Content Warning: This section discusses sexual assault of a minor and death of a family member.

Stella, a young copy editor living in New York City, is the protagonist of The Paris Novel. When her estranged mother suddenly dies, leaving her a plane ticket to Paris and a sum of money, Stella hesitantly leaves her comfortable, routine life and travels to Paris. Through a series of chance encounters and new experiences with food, art, exploration, and community, Stella sheds her rigid routines and becomes more open-minded and curious, leading to personal transformation.

Reichl lays the groundwork for Stella’s character arc by establishing her life in New York as extremely cautious, timid, and routine oriented, owing to a series of traumatic childhood experiences, including emotional neglect from her mother and prolonged sexual abuse from one of her mother’s romantic partners. Reichl frames Stella’s careful and guarded outlook on the world as The Lasting Impact of Childhood Trauma, suggesting that Stella creates a sense of safety through rigid routines and schedules.

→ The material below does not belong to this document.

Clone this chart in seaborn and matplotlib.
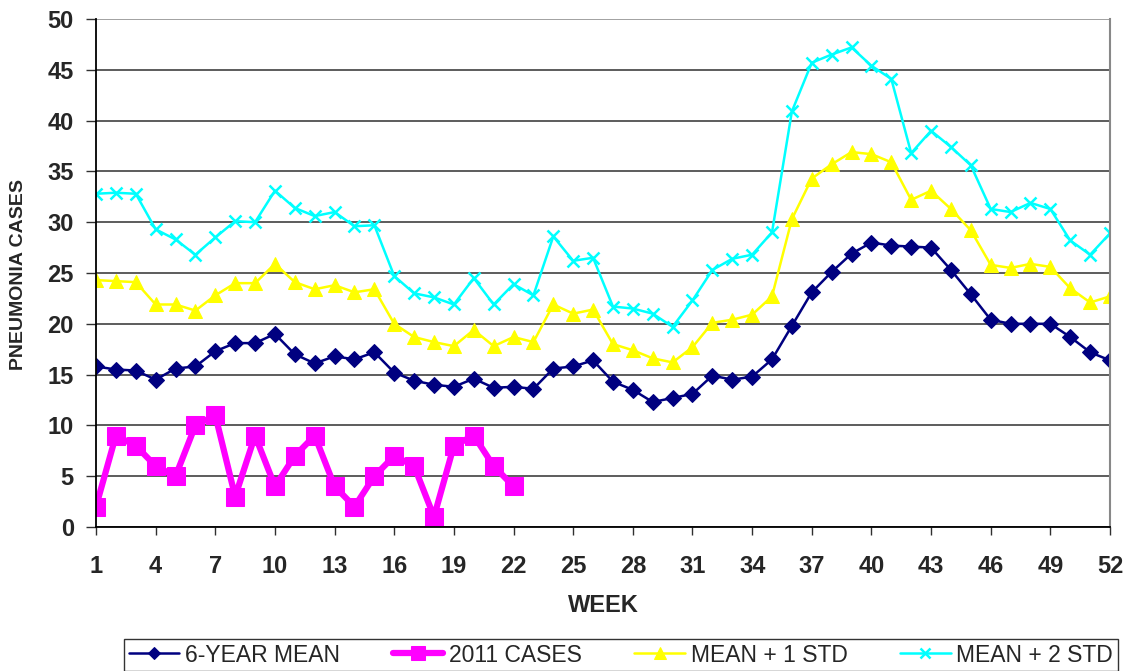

She positions her protagonist’s attachment to these routines and to remaining in her comfort zone as the starting point for her growth over the course of the novel. Stella has worked the same copy-editing job for 10 years without a vacation, frequents the same places, and eats the same plain food. She has always taken comfort in art, visiting the local museum regularly and imagining herself within the paintings. Growing up with Celia holds Stella back from developing her own identity and exploring her true interests, as her mother constantly berates her for not living up to her expectations. As a result, Stella prides herself on being as unlike her mother in her adult life as possible, resisting experiences that might bring her joy in favor of defining herself in opposition to Celia at every opportunity.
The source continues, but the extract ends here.